Here is a function to execute an array of commands in parallel and return an array of results, optionally filtered by a callback function and a limit to the number of processes, it runs great on my Mac in Lion:
// executes commands in parallel, limited by the number of file descriptors or maxProcesses.
// pass an optional callback to filter each result (return a non-null value to stop execution).
function execParallel($commands, $callback = null, $maxProcesses = PHP_INT_MAX)
{
$handles = array();
$results = array();
for($i = 0; $i < count($commands) || count($handles);)
{
if($i < count($commands) && count($handles) < $maxProcesses)
if(($handle = @popen($commands[$i].' 2> /dev/null &', "r")) !== false)
{
stream_set_blocking($handle, 0); // does nothing on Windows
$handles[$i] = $handle;
$results[$i] = '';
$i++;
}
foreach($handles as $key => $handle)
{
$results[$key] .= fread($handle, 4096);
if(feof($handle))
{
pclose($handles[$key]);
unset($handles[$key]);
if($callback)
if($callback($results[$key], $key))
break;
}
}
}
foreach($handles as $key => $handle) // clear any incomplete tasks
{
pclose($handles[$key]);
unset($handles[$key]);
unset($results[$key]);
}
return $results;
}
Here is an example of calling it with an anonymous function and a limit of 64 threads in php 5.3:
$commands = array_fill(0, 256, 'sleep 1; echo | date');
$results = execParallel($commands, function($result, $key)
{
echo "$key\n";
if($key == 128) return false;
}, 64);
print_r($results);
The output is a sequence of numbers up to 128 and then roughly 128 timestamps, depending on clock accuracy and if some of the other processes finished or not.

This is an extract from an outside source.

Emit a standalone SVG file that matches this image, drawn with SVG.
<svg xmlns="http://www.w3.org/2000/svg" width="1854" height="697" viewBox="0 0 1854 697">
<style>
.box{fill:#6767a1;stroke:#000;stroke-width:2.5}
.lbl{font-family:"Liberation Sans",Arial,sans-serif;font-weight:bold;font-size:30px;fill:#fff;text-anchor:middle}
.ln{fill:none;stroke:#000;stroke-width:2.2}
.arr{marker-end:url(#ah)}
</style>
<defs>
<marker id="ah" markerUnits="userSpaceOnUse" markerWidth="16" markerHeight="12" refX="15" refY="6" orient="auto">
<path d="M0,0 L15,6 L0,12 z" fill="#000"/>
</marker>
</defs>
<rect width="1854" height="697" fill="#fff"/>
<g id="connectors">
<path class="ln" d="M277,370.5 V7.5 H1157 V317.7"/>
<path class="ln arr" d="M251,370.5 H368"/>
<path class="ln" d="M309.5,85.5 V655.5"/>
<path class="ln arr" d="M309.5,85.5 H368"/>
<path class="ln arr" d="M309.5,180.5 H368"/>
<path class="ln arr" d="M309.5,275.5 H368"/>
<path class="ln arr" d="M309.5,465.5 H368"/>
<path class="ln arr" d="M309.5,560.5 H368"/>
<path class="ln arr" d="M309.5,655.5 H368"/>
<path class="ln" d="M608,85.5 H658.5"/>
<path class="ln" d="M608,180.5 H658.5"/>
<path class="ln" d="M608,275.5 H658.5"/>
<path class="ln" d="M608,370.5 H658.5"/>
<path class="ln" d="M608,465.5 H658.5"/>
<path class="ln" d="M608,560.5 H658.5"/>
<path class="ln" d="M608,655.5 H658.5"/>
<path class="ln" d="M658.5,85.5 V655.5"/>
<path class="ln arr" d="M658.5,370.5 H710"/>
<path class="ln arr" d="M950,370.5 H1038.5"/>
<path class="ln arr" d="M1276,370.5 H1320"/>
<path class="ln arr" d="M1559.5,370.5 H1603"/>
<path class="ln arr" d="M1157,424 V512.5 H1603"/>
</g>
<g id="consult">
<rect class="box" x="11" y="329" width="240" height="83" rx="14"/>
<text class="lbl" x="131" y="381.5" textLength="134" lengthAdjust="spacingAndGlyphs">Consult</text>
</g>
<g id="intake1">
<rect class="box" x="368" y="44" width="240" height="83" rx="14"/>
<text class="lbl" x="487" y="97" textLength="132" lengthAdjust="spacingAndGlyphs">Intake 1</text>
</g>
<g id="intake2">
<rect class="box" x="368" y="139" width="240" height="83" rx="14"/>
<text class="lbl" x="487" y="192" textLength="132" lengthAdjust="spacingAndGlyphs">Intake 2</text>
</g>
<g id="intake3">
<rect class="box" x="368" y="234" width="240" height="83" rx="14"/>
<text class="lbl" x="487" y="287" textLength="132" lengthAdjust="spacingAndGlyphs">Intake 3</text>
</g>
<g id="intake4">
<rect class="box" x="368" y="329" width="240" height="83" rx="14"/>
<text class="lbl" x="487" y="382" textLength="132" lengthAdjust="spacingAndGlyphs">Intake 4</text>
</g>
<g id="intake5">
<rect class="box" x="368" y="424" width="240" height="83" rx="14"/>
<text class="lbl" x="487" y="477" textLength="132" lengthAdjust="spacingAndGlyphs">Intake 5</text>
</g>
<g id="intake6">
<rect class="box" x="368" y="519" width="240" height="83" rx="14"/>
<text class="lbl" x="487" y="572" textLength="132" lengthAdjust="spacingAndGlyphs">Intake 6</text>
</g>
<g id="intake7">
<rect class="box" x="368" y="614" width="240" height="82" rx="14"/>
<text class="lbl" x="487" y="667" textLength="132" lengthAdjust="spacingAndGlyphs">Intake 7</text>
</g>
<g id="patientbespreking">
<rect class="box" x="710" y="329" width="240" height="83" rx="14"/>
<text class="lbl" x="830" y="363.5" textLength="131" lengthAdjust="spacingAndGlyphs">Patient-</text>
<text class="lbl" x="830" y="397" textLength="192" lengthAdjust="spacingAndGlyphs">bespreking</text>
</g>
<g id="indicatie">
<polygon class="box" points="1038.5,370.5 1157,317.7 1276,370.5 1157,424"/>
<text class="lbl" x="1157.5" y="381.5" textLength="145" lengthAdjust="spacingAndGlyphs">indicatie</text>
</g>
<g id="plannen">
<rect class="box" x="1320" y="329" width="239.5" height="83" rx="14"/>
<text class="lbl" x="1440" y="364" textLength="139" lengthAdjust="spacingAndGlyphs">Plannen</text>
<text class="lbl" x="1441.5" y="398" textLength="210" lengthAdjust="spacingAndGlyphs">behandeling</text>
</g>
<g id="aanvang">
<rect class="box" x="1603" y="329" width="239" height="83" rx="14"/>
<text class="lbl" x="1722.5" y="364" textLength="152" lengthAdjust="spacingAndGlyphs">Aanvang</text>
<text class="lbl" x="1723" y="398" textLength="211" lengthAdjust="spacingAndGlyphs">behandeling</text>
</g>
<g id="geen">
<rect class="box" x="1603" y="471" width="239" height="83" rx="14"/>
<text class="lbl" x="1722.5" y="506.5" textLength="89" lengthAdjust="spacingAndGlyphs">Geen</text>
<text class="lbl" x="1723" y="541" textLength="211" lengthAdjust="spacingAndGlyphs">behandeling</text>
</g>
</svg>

The filter is handy for bailing midway if something goes wrong.
You can play around with changing the process limit from 64 to 1 to see the results arrive serially, or commenting out the $key == 128 line to prevent stopping. If you don't set a process number limit, it opens as many file handles to the processes as it can and waits for more to become available internally.
The way it works is, it's almost identical to shell_exec() but launches the process in the background and continues execution. It pipes any warnings about broken pipes to null, in case you shut down the processes prematurely by closing the handles.
My problem is, I need to make it cross-platform but don't have easy access to a PC or to all of the flavors of Windows like NT. Here's my TODO list:
- fread() blocks on Windows because stream_set_blocking() is a NOP. Could maybe work around this with fread(1) but it's only pseudo-preemptive. Need a way to peek if there are bytes waiting, maybe with select or making the stream nonblocking a different way somehow.
- spawn processes in the background, probably with "START /B [command]". This really needs to work similarly to the "&" in unix, and not generate extra output, block stout or force it to only be accessible through a file, force the user to create a batch file or other weirdness. It might require the use of proc_ open() or pcntl_fork() or something completely different, I'm not really sure.
- explore using curl_multi or another thread tool to spawn functions and call shell_exec() inside them as usual (this needs to be done in a way that doesn't involve installation of any extra libraries).
- use a good test like DIRECTORY_SEPARATOR == '\' to run a separate code branch on Windows.
- need some better test cases on Windows, maybe "TIMEOUT [seconds]" or "PING -n [milliseconds] 127.0.0.1>nul" without output.
This all started because I'm trying to simulate something like a goroutine in php, where you can spawn up to N processes and it just blocks if you reach a limit until more are available, then returns the results. I'm constantly needing to speed up large tasks that should be trivially easy to parallelize, but php makes it difficult because their hands are tied due to a bunch of OS-specific minutia.
So I think whoever comes up with a solid cross-platform version of this function, or something very similar to a goroutine that "just works", would find that their code is quite popular. My guess is that this function falls back to running serially on Windows right now.
Thanks in advance for your help, and good luck!